Imagine a Rubik’s cube – just for visualisation purposes, we’re not solving it or anything. It’s got 27 cubelets (including the middle). It also has 27 lines of three cubelets parallel to the axes (nine in each direction).
Here comes the graph: represent each of the lines and each of the cubelets by a node in the graph. Two nodes are connected if and only if the cubelet represented by one node lies on the line represented by the other.
Here are two pictures of it:
Since each cubelet lies on three lines (and each line passes through three cubelets), the graph has 81 edges linking the 54 nodes.
Why is it important?
The Gray graph is the smallest possible cubic semi-symmetric graph: any pair of edges can be transformed one into the other, but that’s not true of the nodes – you can’t transform a node representing a line into a node representing a cubelet or vice versa.
I’m not certain why this is significant – but it has a neat picture. Gray apparently thought similarly; she thought it a curiosity and didn’t bother to publish it. It was studied by Bouwer in the 1970s and found to answer some questions about symmetries.
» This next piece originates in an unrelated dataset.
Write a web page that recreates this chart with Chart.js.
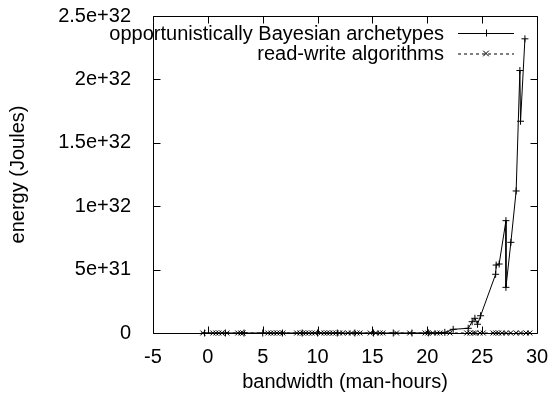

Who was Marion Cameron Gray?
Marion Gray was born in Ayr, Scotland in 1902 and studied mathematics and natural philosophy at Edinburgh, graduating with a first-class degree. In the 1920s, she gained her PhD at Bryn Mawr College, Pennsylvania.
In 1930, she joined AT&T as an engineer, where she came up with the Gray graph in 1932. From 1934 until her retirement, she worked at Bell Labs, and served on all sorts of committees (including the one responsible for the goldmine Handbook of Mathematical Functions).
Gray died in Edinburgh, Scotland in 1977.